I may not be “the comics guy” any more, but I still think in those terms from time to time.
One of my recurring fantasies is going back in time to 1995, buying the domain name comics.com, and filling it with comics. Simple ones at first, since the download speeds of the 1990s were pretty primitive…maybe a kids comic like Peanuts or Calvin and Hobbes, a cat comic, a “cape” or superhero comic, and a car-themed comic, to get things started. “Kids, cats, capes, cars, comics!” I could move into more and more ambitious territory from there, once I’d established a reader base.
The domain wasn’t actually registered until 1998, well after people started to realize that this “internet” thing was taking off.
This scenario only works in the 1990s,* and even by the end of that decade you needed to do search engine optimization. But for a few years there, to gather a huge audience online, all you needed was the right domain name, modest intelligence, and the cussed stubbornness to keep putting stuff out on a regular basis. Those were the days. None of us appreciated them as much as we should have.
The nostalgic fantasy still appeals to me, because I love actually doing the work and really don’t like having to promote it.
But it’s time to do that beyond this simple Substack again, if all this work’s going to amount to anything. The Ubercross Abecedaria is nearly finished. The word needs to go out!
The first step, clearly, is to apply for a Guinness record, which I’m doing as you read this.
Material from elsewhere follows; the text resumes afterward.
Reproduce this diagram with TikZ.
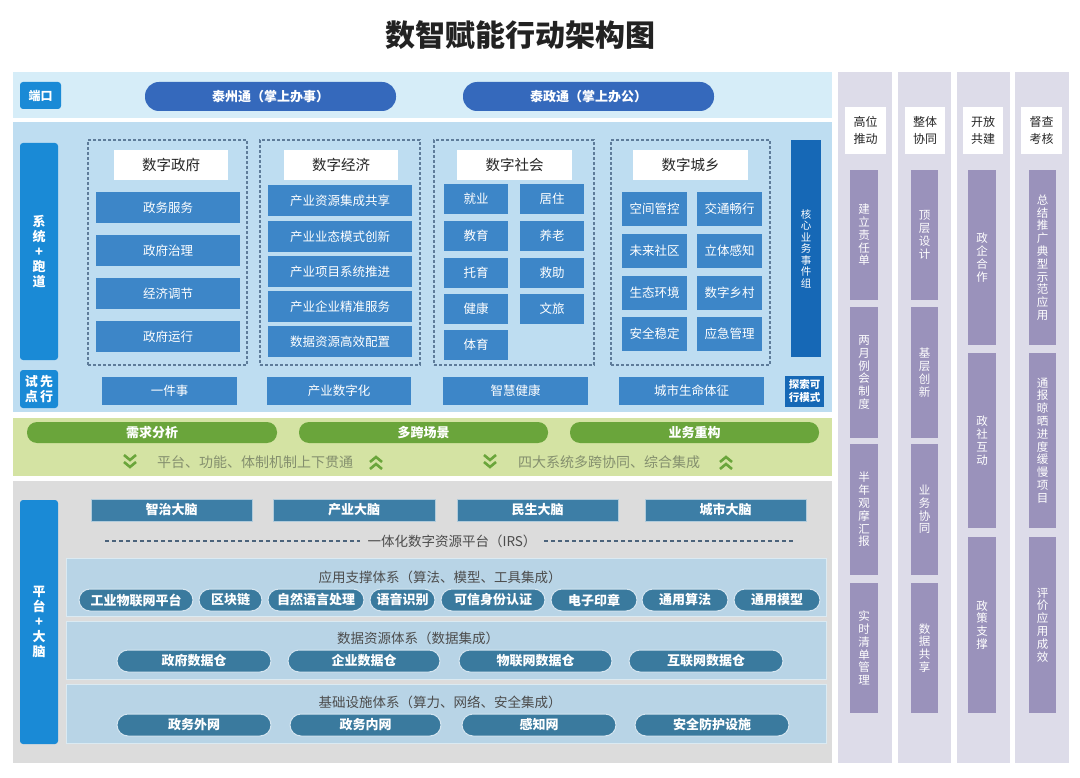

But which Guinness record?
As I mentioned almost a year ago, there are three records for “largest crossword puzzle”: online, published, and unpublished. I could argue this puzzle is unpublished, since you can’t solve it directly on Ubercross.com: you’ve got to download it and work with its pieces. But that seems like hair-splitting—it’s available to anyone with access to the internet, a printer (or graphics program), and a whole lot of patience.
The Guinness World Records don’t always do a lot of hand-holding when it comes to the distinctions between their categories, so I have to figure some things out on my own. From its distinction between “online” and “published,” I assume “published” means “in print.” And I further assume that just going down to a FedEx Kinko’s (yeah, I know they’re just “FedEx” these days…) and cranking out one print of each section wouldn’t be sufficient to qualify for that.
I could start a crowdfunding effort to get this baby a modest print run. I’ve done such things before, for earlier Ubercrosses and other projects. Print does confer a certain legitimacy.
But as I bounced this off Janice, it became clear I was overcomplicating the issue. The puzzle is online; this record is right in front of me. I can always go for an in-print record later, but I’m setting an online record now (…or I will by the end of the year, close enough).
So here we go…
Wait. What’s this?
Tomorrow: Complications!
*(I actually did own the domain webcomics.com for a period in the Obama years, but that was a much later internet era and I wasn’t in the right headspace to make the most of it. I am proud to say that I didn’t just take the highest bid for it but insisted on the buyer presenting a publishing plan I approved of. Brad Guigar had such a plan and a demonstrated record of integrity, he still owns it today and has executed that plan. It’s in good hands.)